June 10, 2007

Bush and Calderon relations

Washington's failure to change its immigration laws is a blow to pro-U.S. Mexican President Felipe Calderon as he faces his toughest challenges since taking office in December. After a strong start to his presidency, Calderon is struggling to defeat violent gangs that smuggle drugs across the U.S. border and his government is embroiled in tough talks with Congress to hammer out a tax reform. Winning a relaxation of U.S. immigration laws has been the main foreign policy goal of Mexico for years and would earn credit for Calderon, a conservative with a Harvard degree who only won last July's election by under a percentage point. Republicans and Democrats blocked a U.S. Senate vote last Thursday on a bipartisan bill backed by President George W. Bush that included tougher border security measures and a plan to legalize most of the country's 12 million illegal immigrants. While some in the U.S. Congress say they will try to revive the bill with Bush's help, others believe the effort is dead and cannot be restarted. While not as close to Washington as his predecessor Vicente Fox, Calderon is an advocate of free trade who is seen as a natural ally of Bush against Latin American leftist leaders like Venezuelan President Hugo Chavez.

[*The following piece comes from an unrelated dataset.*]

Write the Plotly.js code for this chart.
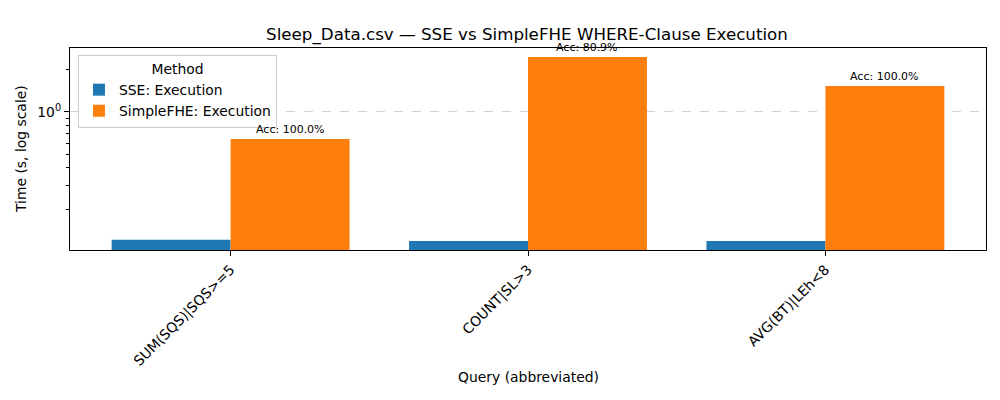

But Mexico, where almost everyone has a friend or relative living in the United States, is upset at Bush's inability to make good on promises to better the lives of the 11 million Mexicans north of the border. Calderon has sent thousands of troops to fight drug cartels in rural Mexico in a war that should cut the flow of cocaine and marijuana across the border. But Mexico's narco gunmen have hit back at police and soldiers and Calderon complains Washington has done little to curb demand for illegal drugs in the United States or the flow of U.S. arms to the cartels. Twenty-three people died in drug violence in one day alone last week and the army is under pressure for the killing of five unarmed civilians are a checkpoint in Sinaloa state. Apart from the drug war, Calderon's other main push is for economic reforms. A former energy minister, he wants to allow more private companies into Mexico's closed oil sector and U.S. firms would benefit. But any hint of foreigners taking control of Mexico's oil raises nationalist hackles, even though the government has no plans to privatize state energy monopoly Pemex. Looser immigration laws in the United States might help Calderon gain an energy reform sought by Washington.